MATERIAL PROVIDED:
%%
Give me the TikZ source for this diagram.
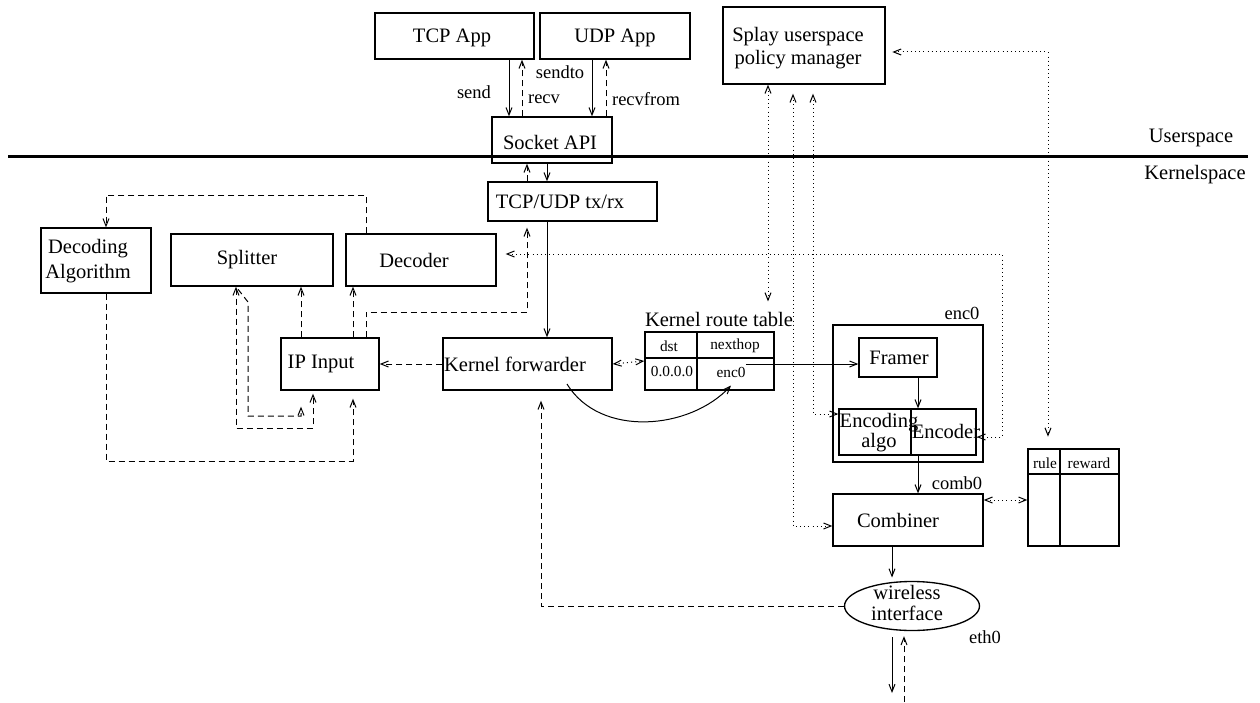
\documentclass[tikz,border=0pt]{standalone}
\usepackage{fontspec}
\setmainfont{Liberation Serif}
\usetikzlibrary{arrows.meta}
\usetikzlibrary{fit}
\usetikzlibrary{shapes.geometric}

\tikzset{
  blk/.style={draw, line width=0.8pt, inner sep=0pt},
  txt/.style={inner sep=0pt, font=\fontsize{12.3}{13.5}\selectfont},
  lbl/.style={inner sep=0pt, font=\fontsize{11.1}{13}\selectfont},
  cell/.style={inner sep=0pt, font=\fontsize{9.2}{11}\selectfont},
  wire/.style={line width=0.6pt, >={Straight Barb[length=4.5pt,width=3.6pt]}},
  dsh/.style={wire, dash pattern=on 3.6pt off 2.4pt},
  dts/.style={wire, dash pattern=on 0.6pt off 1.9pt},
}

\begin{document}
\begin{tikzpicture}[x=0.6pt, y=-0.6pt]
\useasboundingbox (0,0) rectangle (1260,702);

% user / kernel border
\draw[line width=1.8pt] (8,156) -- (1248,156);
\node[txt] (us) at (1191,138) {Userspace};
\node[txt] (ks) at (1195,175) {Kernelspace};

% userspace
\node[blk, fit={(375,13) (534,59)}] (tcpapp) {};
\node[txt] (tcpapptxt) at (452,38) {TCP App};
\node[blk, fit={(540,13) (690,59)}] (udpapp) {};
\node[txt] (udpapptxt) at (615,38) {UDP App};
\node[blk, fit={(723,7) (885,84)}] (splay) {};
\node[txt, align=center] (splaytxt) at (798,48) {Splay userspace\\policy manager};
\node[blk, fit={(492,117) (612,163)}] (sock) {};
\node[txt] (socktxt) at (550,142) {Socket API};

% kernel blocks
\node[blk, fit={(488,182) (657,221)}] (tcpudp) {};
\node[txt] (tcpudptxt) at (560,202) {TCP/UDP tx/rx};
\node[blk, fit={(41,228) (151,293)}] (decalg) {};
\node[txt, align=center, font=\fontsize{12.3}{15}\selectfont] (decalgtxt) at (88,261) {Decoding\\Algorithm};
\node[blk, fit={(171,234) (333,286)}] (split) {};
\node[txt] (splittxt) at (247,260) {Splitter};
\node[blk, fit={(346,234) (496,286)}] (dec) {};
\node[txt] (dectxt) at (414,260) {Decoder};
\node[blk, fit={(281,338) (379,390)}] (ipin) {};
\node[txt] (ipintxt) at (321,364) {IP Input};
\node[blk, fit={(443,338) (612,390)}] (kfwd) {};
\node[txt] (kfwdtxt) at (515,364) {Kernel forwarder};

% route table
\node[blk, fit={(645,332) (774,390)}] (rtab) {};
\draw[line width=0.8pt] (rtab.west |- 0,358) -- (rtab.east |- 0,358);
\draw[line width=0.8pt] (697,0 |- rtab.north) -- (697,0 |- rtab.south);
\node[txt] (rtabtxt) at (719,319) {Kernel route table};
\node[cell] (dst) at (669,346) {dst};
\node[cell] (nexthop) at (735,346) {nexthop};
\node[cell] (dest) at (672,372) {0.0.0.0};
\node[cell] (hop) at (731,372) {enc0};

% encoder
\node[blk, fit={(833,325) (983,462)}] (enc) {};
\node[lbl] (enctxt) at (962,313) {enc0};
\node[blk, fit={(859,338) (937,377)}] (framer) {};
\node[txt] (framertxt) at (899,358) {Framer};
\node[blk, fit={(839,409) (976,455)}] (encbox) {};
\draw[line width=0.8pt] (911,0 |- encbox.north) -- (911,0 |- encbox.south);
\node[txt, align=center, font=\fontsize{12.3}{12}\selectfont] (algotxt) at (879,433) {Encoding\\algo};
\node[txt] (encodertxt) at (946,431) {Encoder};

% combiner and rules
\node[lbl] (combtxt) at (957,483) {comb0};
\node[blk, fit={(833,494) (983,546)}] (comb) {};
\node[txt] (combintxt) at (898,520) {Combiner};
\node[blk, fit={(1028,449) (1119,546)}] (rules) {};
\draw[line width=0.8pt] (rules.west |- 0,474) -- (rules.east |- 0,474);
\draw[line width=0.8pt] (1060,0 |- rules.north) -- (1060,0 |- rules.south);
\node[cell] (rule) at (1045,463) {rule};
\node[cell] (reward) at (1089,463) {reward};

% interface
\node[draw, ellipse, line width=0.8pt, minimum width=81pt, minimum height=29.4pt, inner sep=0pt] (wifi) at (912,606) {};
\node[txt, align=center, font=\fontsize{12.3}{13}\selectfont] (wifitxt) at (907,603) {wireless\\interface};
\node[lbl] (eth) at (985,637) {eth0};
\coordinate (tx) at (892,693);
\coordinate (rx) at (904,702);

% socket calls
\node[lbl] (sendtxt) at (474,92) {send};
\node[lbl] (recvtxt) at (544,99) {recv};
\node[lbl] (sendtotxt) at (560,72) {sendto};
\node[lbl] (recvfromtxt) at (646,99) {recvfrom};
\draw[wire,->] (tcpapp.south -| 509,0) -- (sock.north -| 509,0);
\draw[dsh,->] (sock.north -| 522,0) -- (tcpapp.south -| 522,0);
\draw[wire,->] (udpapp.south -| 592,0) -- (sock.north -| 592,0);
\draw[dsh,->] (sock.north -| 606,0) -- (udpapp.south -| 606,0);
\draw[dsh,->] (tcpudp.north -| 527,0) -- (sock.south -| 527,0);
\draw[wire,->] (sock.south -| 547,0) -- (tcpudp.north -| 547,0);
\draw[wire,->] (tcpudp.south -| 547,0) -- (kfwd.north -| 547,0);

% receive side
\draw[dsh,->] (kfwd.west) -- (ipin.east);
\draw[dsh,->] (ipin.north -| 301,0) -- (split.south -| 301,0);
\draw[dsh,->] (ipin.north -| 353,0) -- (dec.south -| 353,0);
\draw[dsh,->,shorten >=3.6pt] (ipin.north -| 366,0) -- (366,312) -- (527,312) -- (tcpudp.south -| 527,0);
\draw[dsh,->] (dec.north -| 366,0) -- (366,195) -- (106,195) -- (decalg.north -| 106,0);
\draw[dsh,->,shorten >=4.8pt] (decalg.south -| 106,0) -- (106,461) -- (353,461) -- (ipin.south -| 353,0);
\draw[dsh,<->,shorten >=1.8pt] (split.south -| 236,0) -- (236,428) -- (313,428) -- (ipin.south -| 313,0);
\draw[dsh,->,shorten <=2pt,shorten >=9.6pt] (split.south -| 236,0) -- (248,302) -- (248,416) -- (301,416) -- (ipin.south -| 301,0);
\draw[dsh,->,shorten >=6pt] (wifi.west) -- (541,606) -- (kfwd.south -| 541,0);

% send side
\draw[dts,<->] (kfwd.east) -- (rtab.west);
\draw[wire,->] ([yshift=4pt]kfwd.south -| 567,0) .. controls (600,438) and (690,430) .. ([yshift=-4.8pt]hop.south);
\draw[wire,->] (hop.east |- kfwd.east) -- (framer.west |- kfwd.east);
\draw[wire,->] (framer.south -| 918,0) -- (encbox.north -| 918,0);
\draw[wire,->] (encbox.south -| 918,0) -- (comb.north -| 918,0);
\draw[wire,->,shorten >=2pt] (comb.south -| 892,0) -- (wifi.north -| 892,0);
\draw[wire,->,shorten <=3.6pt] (wifi.south -| tx) -- (tx);
\draw[dsh,->,shorten >=3pt] (rx) -- (wifi.south -| rx);

% policy manager control
\draw[dts,<->,shorten >=6pt] (splay.south -| 768,0) -- (rtabtxt.north -| 768,0);
\draw[dts,<->,shorten <=5.4pt] (splay.south -| 793,0) -- (793,526) -- (comb.west |- 0,526);
\draw[dts,<->,shorten <=5.4pt] (splay.south -| 813,0) -- (813,414) -- (encbox.west |- 0,414);
\draw[dts,<->,shorten <=4pt,shorten >=7pt] (splay.east |- 0,52) -- (1048,52) -- (rules.north -| 1048,0);
\draw[dts,<->,shorten <=5.4pt] (dec.east |- 0,254) -- (1002,254) -- (1002,437) -- (encbox.east |- 0,437);
\draw[dts,<->] (comb.east |- 0,500) -- (rules.west |- 0,500);
\end{tikzpicture}
\end{document}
%%
REQUIREMENT: Take the lines from the start of the material to the line with "(socktxt) at (550,142)", both included, and transcribe them exactly without the pictures.

CORRECT RESPONSE:
Give me the TikZ source for this diagram.
\documentclass[tikz,border=0pt]{standalone}
\usepackage{fontspec}
\setmainfont{Liberation Serif}
\usetikzlibrary{arrows.meta}
\usetikzlibrary{fit}
\usetikzlibrary{shapes.geometric}

\tikzset{
  blk/.style={draw, line width=0.8pt, inner sep=0pt},
  txt/.style={inner sep=0pt, font=\fontsize{12.3}{13.5}\selectfont},
  lbl/.style={inner sep=0pt, font=\fontsize{11.1}{13}\selectfont},
  cell/.style={inner sep=0pt, font=\fontsize{9.2}{11}\selectfont},
  wire/.style={line width=0.6pt, >={Straight Barb[length=4.5pt,width=3.6pt]}},
  dsh/.style={wire, dash pattern=on 3.6pt off 2.4pt},
  dts/.style={wire, dash pattern=on 0.6pt off 1.9pt},
}

\begin{document}
\begin{tikzpicture}[x=0.6pt, y=-0.6pt]
\useasboundingbox (0,0) rectangle (1260,702);

% user / kernel border
\draw[line width=1.8pt] (8,156) -- (1248,156);
\node[txt] (us) at (1191,138) {Userspace};
\node[txt] (ks) at (1195,175) {Kernelspace};

% userspace
\node[blk, fit={(375,13) (534,59)}] (tcpapp) {};
\node[txt] (tcpapptxt) at (452,38) {TCP App};
\node[blk, fit={(540,13) (690,59)}] (udpapp) {};
\node[txt] (udpapptxt) at (615,38) {UDP App};
\node[blk, fit={(723,7) (885,84)}] (splay) {};
\node[txt, align=center] (splaytxt) at (798,48) {Splay userspace\\policy manager};
\node[blk, fit={(492,117) (612,163)}] (sock) {};
\node[txt] (socktxt) at (550,142) {Socket API};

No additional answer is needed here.